Artificial intelligence is everywhere – in our cell phones, our computers, our homes and in our cars too. Sensors and cameras are creating genuine personal assistants that turn motorists into wonder drivers.
Artificial intelligence in our cars?
Yesterday part of a Hollywood ultra-futurist movie script or some crazy research scientist’s fantasy, artificial intelligence (AI) is now a fact of daily life. It even reaches inside our cars.
More precisely, AI has already become the driver’s personal assistant. On the one hand, AI is used in driving aids (like Advanced Driver Assistance Systems or ADAS) fitted as standard by car manufacturers to detect white lines, obstacles (such as pedestrians or animals) or to maintain a safe distance from the vehicle in front. On the other, it powers voice-recognition systems like Mercedes’ MBUX, a virtual personal assistant that learns the driver’s habits and preferences to anticipate their needs. Rather like the indispensable Google Home or Amazon’s Alexa.

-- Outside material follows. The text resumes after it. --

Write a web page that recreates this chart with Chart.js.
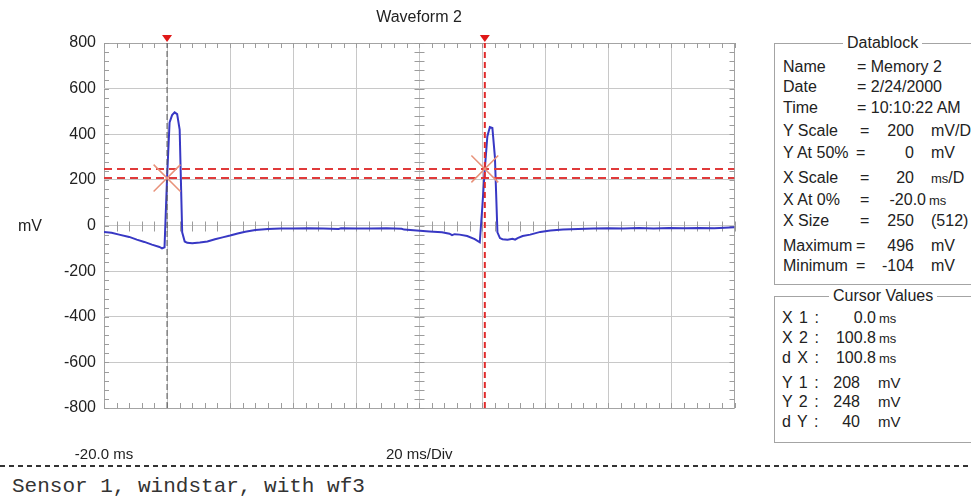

AI will also play a major role in tomorrow’s self-driving cars, guiding them without human help while ensuring the comfort of the ‘driver’ and passengers. Want to travel in a vehicle cabin at 68°F while listening to a Mozart requiem? AI will take care of it for you. Research by IHS Markit shows that, while only 8% of new cars featured AI-based systems in 2015, that proportion should rise no less than 109% by 2025.
The new, improved driver
For good reason, too.
Artificial intelligence is far more than a gadget, at least when it comes to cars. Its guiding principle is safety – of the driver and all other road-users – watching over them with extreme vigilance. It can even compensate for such minor human frailties as lapses of concentration. Some systems use a camera coupled with a series of sensors to analyze the driver’s eyes and the angle of their head to ensure they aren’t drifting off to sleep. If necessary, an audible warning is triggered.
This technology can also be used in case of illness. If, after several visual and audible prompts, the AI system detects no driver reaction, it can take control of the vehicle, activate the hazard lights and automatic braking, even park the car on the roadside.
The power of super vision
While these intelligent driving aids are generally becoming better known, fewer people are aware that AI is also being used in our car lighting systems.
Yet over the last two years, some carmakers have started fitting adaptive LED headlamps to their new models. This means that the car’s main beam adapts to its environment, lighting up or dimming objects detected on the road ahead. In practice, such intelligent lighting systems filter the beam to avoid dazzling other drivers but increase the lighting intensity when approaching an obstacle or a road sign. Certain types of intelligent headlamp even use data from the GPS navigation system to provide predictive lighting. When the car comes up to an intersection for example, the navigation system proactively warns the headlights, enabling them to adapt their beams accordingly.
In future, artificial intelligence will enable the development of high-resolution headlight systems driven by new micro-LED technology. This advanced technology, already available, will make it theoretically possible to illuminate the smallest dot in the landscape or even to project lines or signs on to the road ahead to help the driver.
The ultimate goal is to improve the quality of human vision and to reduce the number of night-time accidents, which still account for most of today’s road-traffic accidents.